Daniel 7, 9-10. 13-14; Sal 137, 1-2a. 2b-3. 4-5. 7c-8; san Juan 1, 47-51
Debe haber un “gen tecnológico” que se ha desarrollado en estas últimas generaciones. Es asombroso descubrir a un niño de dos años y medio que se maneja como Pedro por su casa entre mandos a distancia y botones de todos los tipos de aparatos. Muchos padres y abuelos se sienten acomplejados cuando ven a criaturas que apenas levantan dos palmos del suelo manejar el video, el DVD y el dichoso ordenador con la soltura de Bill Gates en la época en que tenía que trabajar para ganarse la vida.
Pero cuando el niño introduce el emparedado de mermelada por el hueco reservado a la cinta del video el asunto se complica considerablemente. El sencillo aparato que se maneja con cuatro botones se hace un mundo cuando quitamos cuatro tornillos. Aparecen ante nuestra vista circuitos impresos (recubiertos en este caso de mermelada de frambuesa), cabezales, condensadores, cables e incluso alguna extraña lucecilla que llaman “Led.” Lo mejor es acudir al servicio técnico y que intenten que ese complejo cacharro vuelva a la normalidad de funcionamiento y la sencillez de uso.
“Miles y miles le servían, millones estaban a sus órdenes.” Meditar la grandeza de Dios creo que está en desuso últimamente. Tenemos la manía de imaginarnos a Dios Padre como un viejecito barbudo y bonachón que pasea en zapatillas entre las nubes; a Dios Hijo como un predicador en parte apocalíptico y en parte franciscano vestido siempre con túnica y sandalias; y a Dios Espíritu Santo como una paloma de grácil vuelo (justo ahora que quieren que todas las palomas desaparezcan de las ciudades). Con esta mentalidad pensamos que cuando nos presentemos ante Dios será como ir a ver al tío-abuelo del pueblo que pasa los años –verano tras verano-, sacando punta a un palo con una navaja de Albacete. Como el niño con el video: cuando empiece Dios a hablarnos le controlaremos dando al “stop” y nos dedicaremos a dar una vuelta por el cielo curioseando en todos los rincones.

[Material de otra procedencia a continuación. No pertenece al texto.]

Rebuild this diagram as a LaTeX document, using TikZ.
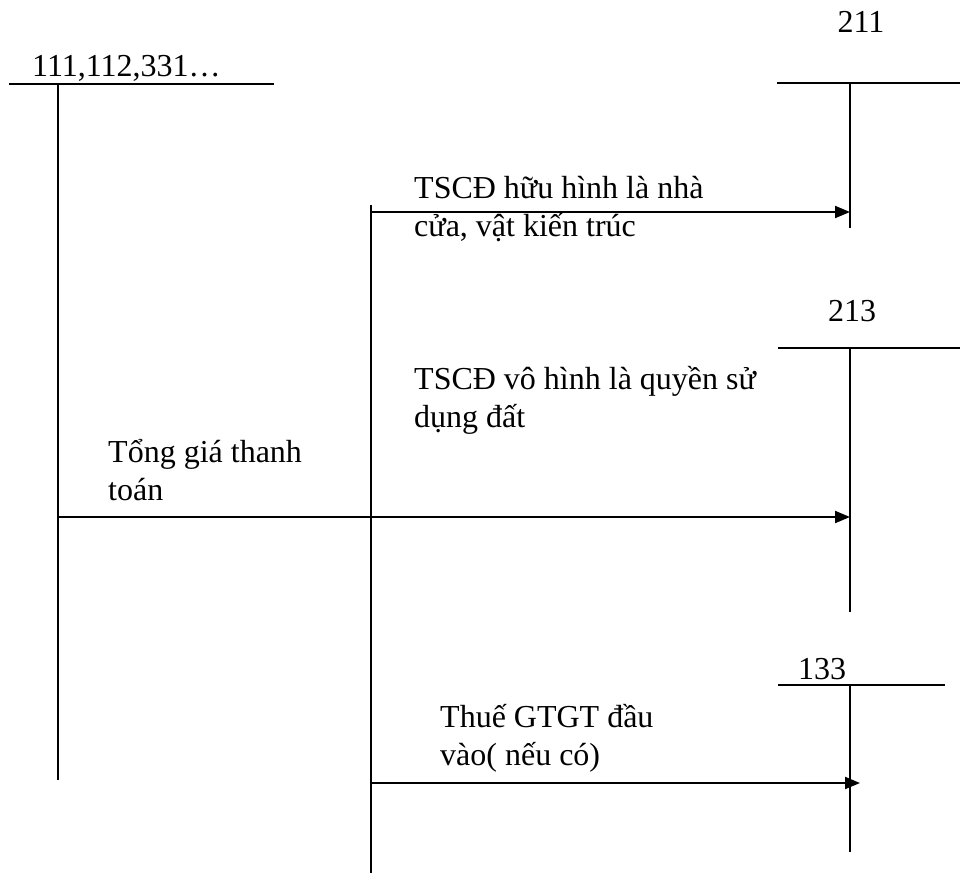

“Yo os aseguro: veréis el cielo abierto y a los ángeles de Dios subir y bajar sobre el Hijo del hombre.” Celebrar hoy la fiesta de los santos Arcángeles Miguel, Gabriel y Rafael nos recuerda la grandeza de Dios, su señorío y excelencia y, al tiempo, nuestro ser de criaturas. Hoy en muchas predicaciones se darán tres mil requiebros para no admitir la existencia de los arcángeles, se harán piruetas dialécticas para negar su presencia y su acción pues nos recuerdan que nosotros no podemos dominar a Dios.
Sin embargo celebrar la existencia de los santos arcángeles, nuestro ser de criaturas y la inconmensurable grandeza de Dios nos debería llenar de alegría. “Antes de que Felipe te llamara, cuando estabas debajo de la higuera, te vi.” Dios se fija en nosotros no por nuestra capacidad o porque “nos admire o le asombremos.” Se fija en nosotros porque nos quiere pues somos suyos. Cuanto más meditemos en la grandeza de Dios más cuenta nos daremos de su misericordia, de la grandeza de su amor, de la maravilla de poder relacionarnos con él.
Santa María comprendía la grandeza de Dios, por eso no tiene reparo en decir que el “Señor había mirado la humillación de su esclava.”Tú y yo no debemos intentar dominar a Dios, dejémosle ser grande.